Why make a police report?

Here’s an unusual story from Wyoming and South Dakota which reinforces the notion that you should always make a police report when you experience a theft, even though statistics show that the vast majority of burglaries are never solved; and with sneak thefts, the clearance rate must be even smaller.

(One in 8 burglaries are cleared, according to the FBI.)

burglar

It is not unusual for someone to come into our Maui pawn shop and alert us to something that was stolen, in case someone brings it in and tries to cash in. And when we say,”‘Have you filed a police report?” very often they say, “No, it’s not worth it.”

Well, yeah, burglaries are hard crimes to solve (see link above), but without the palapala, how are we to know the item was stolen?

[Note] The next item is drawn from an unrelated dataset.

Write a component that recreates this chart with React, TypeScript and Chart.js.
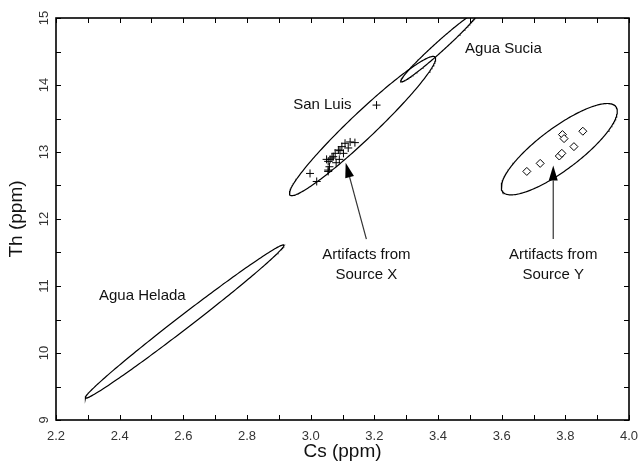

In the Wyoming case, the item — a World War I gas mask — was lost or stolen from a museum display back in the ’20s. In this case, if there was a police report, it has long since disappeared, but the item did have a label saying it came from the “Pennewill Collection.”

Hardly anybody has heard of the Pennewill Collection, but there’s always somebody, and he’s on the Internet.  The label was nearly as good as a serial number, and the mask was restored to the Wyoming State Museum.

Chris Johnson,  the Rapid City pawnbroker who bought the mask — almost certainly not from somebody who realized it was stolen property — said the right thing afterward:

“Any time we hear that something has been stolen, it gives us a little bit of a sinking feeling,” Johnson said. But he added that he was pleased to be able to donate it to the Cheyenne museum.

“You can’t put a price tag on giving something back to the rightful owners,” Johnson said.

The AP story does not make it clear, but apparently the museum had both a record and somebody on the staff who was aware of the theft from 90 or so years ago.